From: Max More (max@maxmore.com)
Date: Mon Apr 24 2000 - 12:44:22 MDT


At 02:00 AM 5/24/00 , Forrest Bishoop wrote:
>...
> > On the other hand, at 9 days into the 1929 series above the index was
> > down 30%, while NASDAQ is only down 20% over the previous nine days.
> > That's a pretty significant difference, especially in terms of market
> > psychology.
>
>I agree that the current situation is not like 1929- today's bubblicious
>stock mania, massive credit creation excesses, consumer and corporate
>debt loads, current account deficit, real estate inflation, surreal
>government statistics, fraudulent accounting practices in technology
>firms like Lucent, Intel, IBM, Microsoft, etc., gold banking implosion-
>in-the-making, bank derivatives exposures (ala LTCM writ large), and
>so forth ad nauseum make the crash/depression of 1929-1939 look like a speed
>bump.

I couldn't disagree more. The strictness of accounting standards is much
tougher now than then. There are problems, but they are problems that
probably understate* the value of companies. For instance, more and more
value is in the form of hard to measure intangibles. There's a lot of
literature on this that I could suggest. (Do a search for Baruch Lev for
starters. What is this about consumer debt loads? You mean the $21 billion
dollars in cash held by MSFT, or the huge amounts at other companies? Today
is also unlike 1929 in that Greenspan would never let the money supply fall
by a third as the Fed did back then, turning a stock market crash into an
economic depression.

>Well, that is Federal Reserve Corporation's party line. It is
>all you will hear on their media. Let's have a look:
>
>http://www.cross-currents.net/charts.htm
>http://www.itulip.com
>http://www.fallstreet.com

You just have to look at the names of the URLs you give above to see that
they are hardly objective, disinterested sources!

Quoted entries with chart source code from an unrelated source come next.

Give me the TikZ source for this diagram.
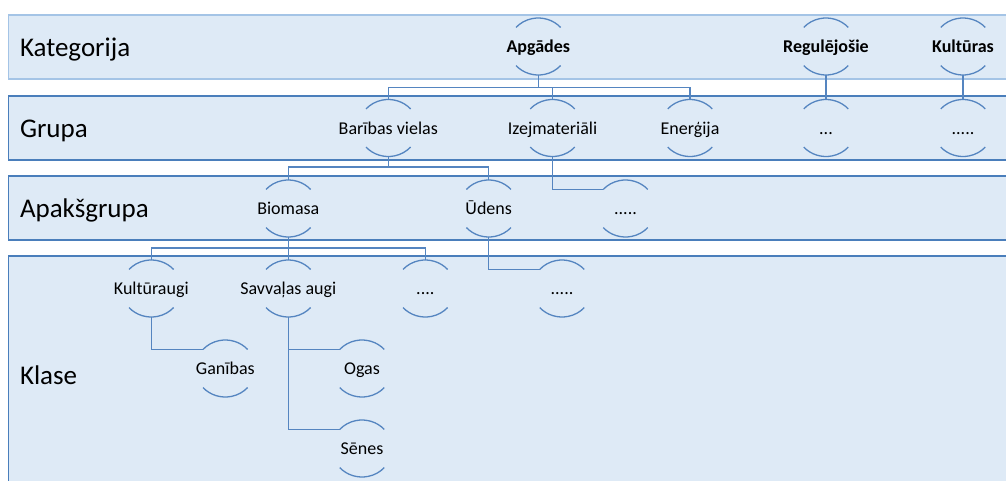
\documentclass[tikz,border=0pt]{standalone}
\usepackage{fontspec}
\setmainfont{Carlito}
\usetikzlibrary{calc}

\definecolor{bandfill}{HTML}{DEEAF6}
\definecolor{bandedge}{HTML}{4A7EBB}
\definecolor{bandedgelight}{HTML}{A4C4E6}
\definecolor{linkblue}{HTML}{5585C0}

\tikzset{
  band/.style={fill=bandfill, draw=bandedge, line width=1.3pt},
  bandlabel/.style={anchor=base west, inner sep=0pt, outer sep=0pt,
    font=\fontsize{27}{32}\selectfont},
  item/.style={rectangle, inner sep=0pt, outer sep=0pt,
    minimum width=60pt, minimum height=57pt,
    text height=12pt, text depth=0pt,
    font=\fontsize{18}{22}\selectfont},
  head/.style={font=\fontsize{18}{22}\selectfont\bfseries},
  arcline/.style={draw=linkblue, line width=1.3pt},
  link/.style={draw=linkblue, line width=1.3pt},
}

% An item: text with an arc above and an arc below;
% the coordinate <name>-tl is the left end of the upper arc.
\newcommand\treeitem[4][]{%
  \node[item,#1] (#2) at (#3) {\makebox[0pt]{#4}};
  \draw[arcline] (#2.center) ++(42:30pt and 28.5pt)
    arc[start angle=42, end angle=138, x radius=30pt, y radius=28.5pt]
    coordinate (#2-tl);
  \draw[arcline] (#2.center) ++(222:30pt and 28.5pt)
    arc[start angle=222, end angle=318, x radius=30pt, y radius=28.5pt];
}

\begin{document}
\begin{tikzpicture}[x=1pt, y=-1pt]
\useasboundingbox (0,0) rectangle (1006,480);
\clip (0,0) rectangle (1006,480);
\fill[white] (0,0) rectangle (1006,480);

% level bands
\draw[band, draw=bandedgelight] (8.5,15) rectangle (1030,79);
\draw[band] (8.5,96) rectangle (1030,160);
\draw[band] (8.5,176) rectangle (1030,240);
\draw[band] (8.5,256) rectangle (1030,520);

\node[bandlabel] (lk) at (20,56) {Kategorija};
\node[bandlabel] (lg) at (20,137) {Grupa};
\node[bandlabel] (la) at (20,217) {Apakšgrupa};
\node[bandlabel] (lc) at (20,384) {Klase};

% items
\treeitem[head]{apg}{538.3,46.5}{Apgādes}
\treeitem[head]{reg}{826,46.5}{Regulējošie}
\treeitem[head]{kul}{963,46.5}{Kultūras}

\treeitem{bar}{388.3,128}{Barības vielas}
\treeitem{izj}{552.5,128}{Izejmateriāli}
\treeitem{ene}{690,128}{Enerģija}
\treeitem{regx}{826,128}{...}
\treeitem{kulx}{963,128}{.....}

\treeitem{bio}{288.3,208.5}{Biomasa}
\treeitem{ude}{488.7,208.5}{Ūdens}
\treeitem{izjx}{625.5,208.5}{.....}

\treeitem{kult}{151.3,288.5}{Kultūraugi}
\treeitem{savv}{288.3,288.5}{Savvaļas augi}
\treeitem{biox}{425.3,288.5}{....}
\treeitem{udex}{562,288.5}{.....}

\treeitem{gan}{225.3,368.5}{Ganības}
\treeitem{ogas}{362,368.5}{Ogas}
\treeitem{sen}{362,448.5}{Sēnes}

% connectors
\draw[link] (apg.south) -- ++(0,12.5) -| (bar.north);
\draw[link] (apg.south) -- ++(0,12.5) -| (izj.north);
\draw[link] (apg.south) -- ++(0,12.5) -| (ene.north);
\draw[link] (reg.south) -- (regx.north);
\draw[link] (kul.south) -- (kulx.north);

\draw[link] (bar.south) -- ++(0,10.5) -| (bio.north);
\draw[link] (bar.south) -- ++(0,10.5) -| (ude.north);
\draw[link] (izj.south) |- (izjx-tl);

\draw[link] (bio.south) -- ++(0,11) -| (kult.north);
\draw[link] (bio.south) -- ++(0,11) -| (savv.north);
\draw[link] (bio.south) -- ++(0,11) -| (biox.north);
\draw[link] (ude.south) |- (udex-tl);

\draw[link] (kult.south) |- (gan-tl);
\draw[link] (savv.south) |- (ogas-tl);
\draw[link] (savv.south) |- (sen-tl);
\end{tikzpicture}
\end{document}
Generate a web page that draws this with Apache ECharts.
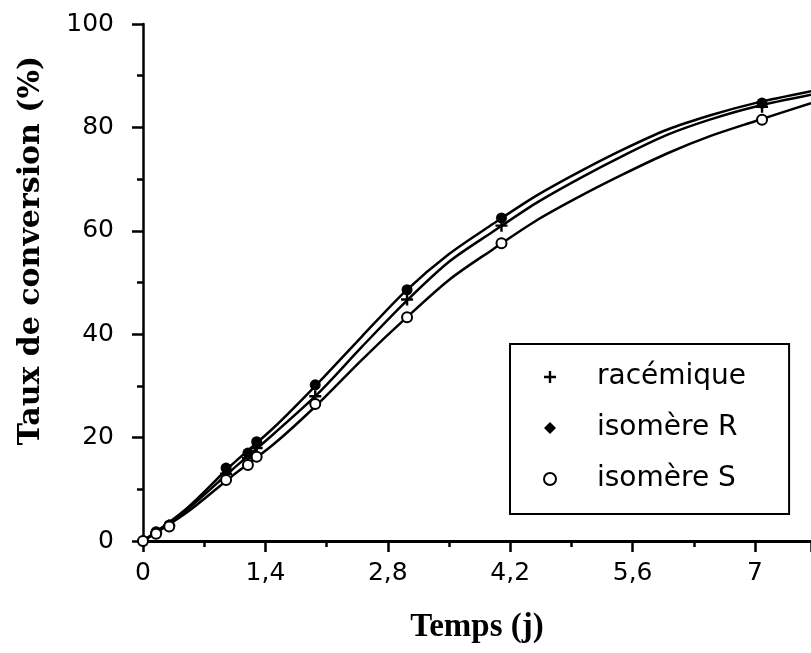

>I find it rather simple. If a company loses money consistently (amazon.com,
>biotech.com), cooks the books (Lucent, Microstrategy, etc.), has a P/E
>in the hundreds or thousands (Yahoo!, Cisco, MSFT, etc.)- meaning it
>will require hundreds or thousands of years to pay for itself, then
>that company is grotesquely overvalued.

Forrest, at least get your numbers straight. MSFT's P/E (*before* today's
17% haircut) was a mere 47. And remember, that's without backing out $21
billion in cash holdings (Not to mention a similar amount in unrealized
investment gains.) Yes, Cisco is pretty expensive, but it's also positioned
at the center of the New Economy and continues to grow rapidly. Looking at
very high P/Es of a Yahoo in isolation is meaningless. It's forward P/Es
and PEG ratios that matter. If a young company has just made a small profit
but is growing rapidly, an astronomical PE can fall very fast looking ahead.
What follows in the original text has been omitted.